Task description: Please transcribe the data that follows without the pictures, keeping every word the same.

Data segment:
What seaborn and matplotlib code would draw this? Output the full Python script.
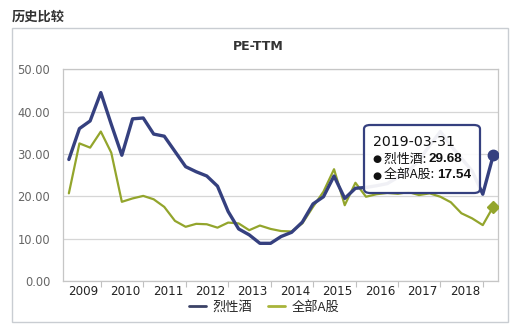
import matplotlib
matplotlib.use("Agg")
import matplotlib.pyplot as plt
from matplotlib.patches import FancyBboxPatch, Rectangle
from matplotlib.lines import Line2D
import seaborn as sns
import pandas as pd

# ---- data ----
dates = pd.date_range("2009-03-31", periods=41, freq="QE")
liquor = [28.7, 36.0, 37.8, 44.5, 37.0, 29.7, 38.3, 38.5, 34.7, 34.2,
          30.6, 27.0, 25.8, 24.8, 22.4, 16.4, 12.3, 10.9, 8.9, 8.9,
          10.5, 11.5, 13.9, 18.2, 19.9, 24.8, 19.5, 21.9, 22.1, 22.5,
          23.0, 24.5, 26.0, 28.5, 32.0, 35.3, 32.0, 29.0, 26.0, 20.5, 29.68]
all_a = [20.7, 32.5, 31.5, 35.3, 30.3, 18.7, 19.5, 20.1, 19.3, 17.5,
         14.2, 12.8, 13.5, 13.4, 12.6, 13.8, 13.6, 12.0, 13.1, 12.3,
         11.8, 11.7, 13.6, 17.5, 21.1, 26.4, 17.9, 23.2, 19.9, 20.5,
         20.8, 20.6, 21.0, 20.3, 20.7, 19.9, 18.6, 16.0, 14.8, 13.2, 17.54]
series_names = ["烈性酒", "全部A股"]
years = list(range(2009, 2019))
y_ticks = [0, 10, 20, 30, 40, 50]
tooltip_date = "2019-03-31"

BLUE = "#35407f"
GREEN = "#93a52c"

sns.set_theme(style="white")
plt.rcParams['font.family'] = ['DejaVu Sans', 'Noto Sans CJK SC']

df = pd.DataFrame({"date": list(dates) * 2,
                   "value": liquor + all_a,
                   "series": [series_names[0]] * len(dates) + [series_names[1]] * len(dates)})

fig = plt.figure(figsize=(5.16, 3.32), dpi=100)
fig.patch.set_facecolor("white")
W, H = 516, 332

# outer frame
fig.patches.append(Rectangle((12 / W, 1 - 322 / H), (508 - 12) / W, (322 - 28) / H,
                             transform=fig.transFigure, fill=False,
                             edgecolor="#c9cdd2", linewidth=1.0))
fig.text(12 / W, 1 - 17 / H, "历史比较", family=['Noto Sans CJK SC'], fontsize=9.5,
         fontweight="bold", color="#333333", va="center", ha="left")

ax = fig.add_axes([62.7 / W, 1 - 281 / H, (498 - 62.7) / W, (281 - 69.3) / H])
ax.set_facecolor("white")

sns.lineplot(data=df, x="date", y="value", hue="series",
             palette=[BLUE, GREEN], ax=ax, legend=False)
lines = ax.get_lines()
lines[0].set_linewidth(2.4)
lines[1].set_linewidth(1.6)
lines[0].set_zorder(3)
lines[1].set_zorder(2)

ax.plot([dates[-1]], [liquor[-1]], marker="o", markersize=7.5, color=BLUE, zorder=5, linestyle="none")
ax.plot([dates[-1]], [all_a[-1]], marker="D", markersize=6, color=GREEN, zorder=5, linestyle="none")

ax.set_xlim(pd.Timestamp("2009-02-06"), pd.Timestamp("2019-05-11"))
ax.set_ylim(0, 50)
ax.set_yticks(y_ticks)
ax.set_yticklabels([f"{v:.2f}" for v in y_ticks], color="#666666", fontsize=8.3)
ax.yaxis.grid(True, color="#d6d6d6", linewidth=0.9)
ax.xaxis.grid(False)

ax.set_xticks([pd.Timestamp(f"{y + 1}-01-01") for y in years])
ax.set_xticklabels([])
ax.set_xticks([pd.Timestamp(f"{y}-07-31") for y in years], minor=True)
ax.set_xticklabels([str(y) for y in years], minor=True, fontsize=8.6, color="#222222")
ax.tick_params(axis="x", which="major", length=4, width=0.8, color="#c0c0c0", direction="out", bottom=True)
ax.tick_params(axis="x", which="minor", length=0, pad=3)
ax.tick_params(axis="y", length=0, pad=9)
for s in ax.spines.values():
    s.set_color("#c6c6c6")
    s.set_linewidth(0.9)
ax.set_xlabel("")
ax.set_ylabel("")

# title
fig.text(258 / W, 1 - 47 / H, "PE-TTM", fontsize=9, fontweight="bold", color="#333333",
         ha="center", va="center")

# legend
handles = [Line2D([], [], color="#3b4266", linewidth=2.0),
           Line2D([], [], color="#a8b43a", linewidth=2.0)]
fig.legend(handles, series_names, loc="center", bbox_to_anchor=(264 / W, 1 - 307 / H),
           ncol=2, frameon=False, handlelength=1.3, handletextpad=0.5,
           columnspacing=1.2, prop={'family': ['Noto Sans CJK SC'], 'size': 9.5})

# tooltip
bx, by0, bx1, by1 = 364, 125, 480, 193
box = FancyBboxPatch((bx / W, 1 - by1 / H), (bx1 - bx) / W, (by1 - by0) / H,
                     boxstyle="round,pad=0,rounding_size=0.012",
                     transform=fig.transFigure, facecolor="white", alpha=0.93,
                     edgecolor="none", zorder=10)
fig.patches.append(box)
border = FancyBboxPatch((bx / W, 1 - by1 / H), (bx1 - bx) / W, (by1 - by0) / H,
                        boxstyle="round,pad=0,rounding_size=0.012",
                        transform=fig.transFigure, facecolor="none",
                        edgecolor=BLUE, linewidth=1.6, zorder=11)
fig.patches.append(border)

fig.text(373 / W, 1 - 142 / H, tooltip_date, fontsize=10.2, color="#111111",
         ha="left", va="center", zorder=12)
fig.canvas.draw()
renderer = fig.canvas.get_renderer()
rows = [(series_names[0], liquor[-1], 159), (series_names[1], all_a[-1], 175.5)]
for name, val, yy in rows:
    fig.text(372.5 / W, 1 - yy / H, "●", fontsize=7.5, color="#111111",
             ha="left", va="center", zorder=12)
    t = fig.text(383.5 / W, 1 - yy / H, f"{name}: ", family=['Noto Sans CJK SC'],
                 fontsize=9.3, color="#111111", ha="left", va="center", zorder=12)
    bb = t.get_window_extent(renderer)
    fig.text(bb.x1 / W, 1 - yy / H, f"{val:.2f}", family=['Liberation Sans'],
             fontsize=9.7, fontweight="bold", color="#111111", ha="left",
             va="center", zorder=12)

fig.savefig("out.png", dpi=100, facecolor="white")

Solution to this problem:
What seaborn and matplotlib code would draw this? Output the full Python script.
import matplotlib
matplotlib.use("Agg")
import matplotlib.pyplot as plt
from matplotlib.patches import FancyBboxPatch, Rectangle
from matplotlib.lines import Line2D
import seaborn as sns
import pandas as pd

# ---- data ----
dates = pd.date_range("2009-03-31", periods=41, freq="QE")
liquor = [28.7, 36.0, 37.8, 44.5, 37.0, 29.7, 38.3, 38.5, 34.7, 34.2,
          30.6, 27.0, 25.8, 24.8, 22.4, 16.4, 12.3, 10.9, 8.9, 8.9,
          10.5, 11.5, 13.9, 18.2, 19.9, 24.8, 19.5, 21.9, 22.1, 22.5,
          23.0, 24.5, 26.0, 28.5, 32.0, 35.3, 32.0, 29.0, 26.0, 20.5, 29.68]
all_a = [20.7, 32.5, 31.5, 35.3, 30.3, 18.7, 19.5, 20.1, 19.3, 17.5,
         14.2, 12.8, 13.5, 13.4, 12.6, 13.8, 13.6, 12.0, 13.1, 12.3,
         11.8, 11.7, 13.6, 17.5, 21.1, 26.4, 17.9, 23.2, 19.9, 20.5,
         20.8, 20.6, 21.0, 20.3, 20.7, 19.9, 18.6, 16.0, 14.8, 13.2, 17.54]
series_names = ["烈性酒", "全部A股"]
years = list(range(2009, 2019))
y_ticks = [0, 10, 20, 30, 40, 50]
tooltip_date = "2019-03-31"

BLUE = "#35407f"
GREEN = "#93a52c"

sns.set_theme(style="white")
plt.rcParams['font.family'] = ['DejaVu Sans', 'Noto Sans CJK SC']

df = pd.DataFrame({"date": list(dates) * 2,
                   "value": liquor + all_a,
                   "series": [series_names[0]] * len(dates) + [series_names[1]] * len(dates)})

fig = plt.figure(figsize=(5.16, 3.32), dpi=100)
fig.patch.set_facecolor("white")
W, H = 516, 332

# outer frame
fig.patches.append(Rectangle((12 / W, 1 - 322 / H), (508 - 12) / W, (322 - 28) / H,
                             transform=fig.transFigure, fill=False,
                             edgecolor="#c9cdd2", linewidth=1.0))
fig.text(12 / W, 1 - 17 / H, "历史比较", family=['Noto Sans CJK SC'], fontsize=9.5,
         fontweight="bold", color="#333333", va="center", ha="left")

ax = fig.add_axes([62.7 / W, 1 - 281 / H, (498 - 62.7) / W, (281 - 69.3) / H])
ax.set_facecolor("white")

sns.lineplot(data=df, x="date", y="value", hue="series",
             palette=[BLUE, GREEN], ax=ax, legend=False)
lines = ax.get_lines()
lines[0].set_linewidth(2.4)
lines[1].set_linewidth(1.6)
lines[0].set_zorder(3)
lines[1].set_zorder(2)

ax.plot([dates[-1]], [liquor[-1]], marker="o", markersize=7.5, color=BLUE, zorder=5, linestyle="none")
ax.plot([dates[-1]], [all_a[-1]], marker="D", markersize=6, color=GREEN, zorder=5, linestyle="none")

ax.set_xlim(pd.Timestamp("2009-02-06"), pd.Timestamp("2019-05-11"))
ax.set_ylim(0, 50)
ax.set_yticks(y_ticks)
ax.set_yticklabels([f"{v:.2f}" for v in y_ticks], color="#666666", fontsize=8.3)
ax.yaxis.grid(True, color="#d6d6d6", linewidth=0.9)
ax.xaxis.grid(False)

ax.set_xticks([pd.Timestamp(f"{y + 1}-01-01") for y in years])
ax.set_xticklabels([])
ax.set_xticks([pd.Timestamp(f"{y}-07-31") for y in years], minor=True)
ax.set_xticklabels([str(y) for y in years], minor=True, fontsize=8.6, color="#222222")
ax.tick_params(axis="x", which="major", length=4, width=0.8, color="#c0c0c0", direction="out", bottom=True)
ax.tick_params(axis="x", which="minor", length=0, pad=3)
ax.tick_params(axis="y", length=0, pad=9)
for s in ax.spines.values():
    s.set_color("#c6c6c6")
    s.set_linewidth(0.9)
ax.set_xlabel("")
ax.set_ylabel("")

# title
fig.text(258 / W, 1 - 47 / H, "PE-TTM", fontsize=9, fontweight="bold", color="#333333",
         ha="center", va="center")

# legend
handles = [Line2D([], [], color="#3b4266", linewidth=2.0),
           Line2D([], [], color="#a8b43a", linewidth=2.0)]
fig.legend(handles, series_names, loc="center", bbox_to_anchor=(264 / W, 1 - 307 / H),
           ncol=2, frameon=False, handlelength=1.3, handletextpad=0.5,
           columnspacing=1.2, prop={'family': ['Noto Sans CJK SC'], 'size': 9.5})

# tooltip
bx, by0, bx1, by1 = 364, 125, 480, 193
box = FancyBboxPatch((bx / W, 1 - by1 / H), (bx1 - bx) / W, (by1 - by0) / H,
                     boxstyle="round,pad=0,rounding_size=0.012",
                     transform=fig.transFigure, facecolor="white", alpha=0.93,
                     edgecolor="none", zorder=10)
fig.patches.append(box)
border = FancyBboxPatch((bx / W, 1 - by1 / H), (bx1 - bx) / W, (by1 - by0) / H,
                        boxstyle="round,pad=0,rounding_size=0.012",
                        transform=fig.transFigure, facecolor="none",
                        edgecolor=BLUE, linewidth=1.6, zorder=11)
fig.patches.append(border)

fig.text(373 / W, 1 - 142 / H, tooltip_date, fontsize=10.2, color="#111111",
         ha="left", va="center", zorder=12)
fig.canvas.draw()
renderer = fig.canvas.get_renderer()
rows = [(series_names[0], liquor[-1], 159), (series_names[1], all_a[-1], 175.5)]
for name, val, yy in rows:
    fig.text(372.5 / W, 1 - yy / H, "●", fontsize=7.5, color="#111111",
             ha="left", va="center", zorder=12)
    t = fig.text(383.5 / W, 1 - yy / H, f"{name}: ", family=['Noto Sans CJK SC'],
                 fontsize=9.3, color="#111111", ha="left", va="center", zorder=12)
    bb = t.get_window_extent(renderer)
    fig.text(bb.x1 / W, 1 - yy / H, f"{val:.2f}", family=['Liberation Sans'],
             fontsize=9.7, fontweight="bold", color="#111111", ha="left",
             va="center", zorder=12)

fig.savefig("out.png", dpi=100, facecolor="white")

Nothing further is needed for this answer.